Preparation of α-Al2O3/NiAl multilayer coatings on GH3535 superalloy surface by pack cementation and subsequent in-situ oxidation

Abstract

Tritium would be produced in the Thorium-based Molten Salt Reactor and then quickly penetrate through the structural material of GH3535 superalloy into environment at elevated temperatures. To suppress the permeation of tritium, the α-Al2O3/NiAl multilayer coatings were prepared on GH3535 by pack aluminizing (PCA) and subsequent low vacuum oxidation as tritium permeation barriers. Herein, the effects of PCA process parameters on the composition and structure of the Ni–Al coatings were characterized, simultaneously, the influence of oxidation temperature on the composition and structure of Al2O3 films were analyzed in detail.
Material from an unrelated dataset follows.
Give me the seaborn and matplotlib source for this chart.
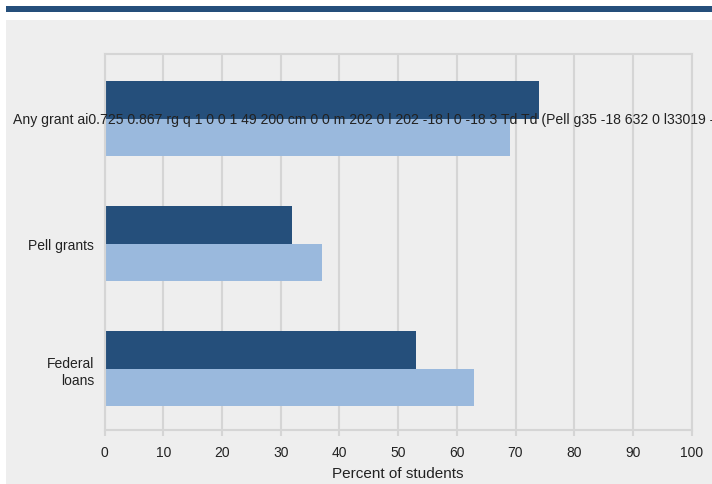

Experimental results demonstrated that the main phase of the Ni–Al layers is Ni2Al3 (or NiAl) doped with Al86Cr14. Significant amounts of Mo-aluminides were found on the surface of the samples aluminized at 1050 °C. The Ni–Al layers growth kinetic equation under 650–850 °C was empirically obtained as h = 7.07•104W1/2t1/2exp[-7.53•104/RT]. After low vacuum heat-treatment, the α-alumina films with a thickness of approximately 1 μm were formed at 1050 °C for 2 h, densely and non-porously. Meanwhile, the brittle Ni2Al3 in the transition layer was transformed into the tough NiAl, providing a self-healing capability as well as alleviating the thermal mismatch between the coating and the substrate.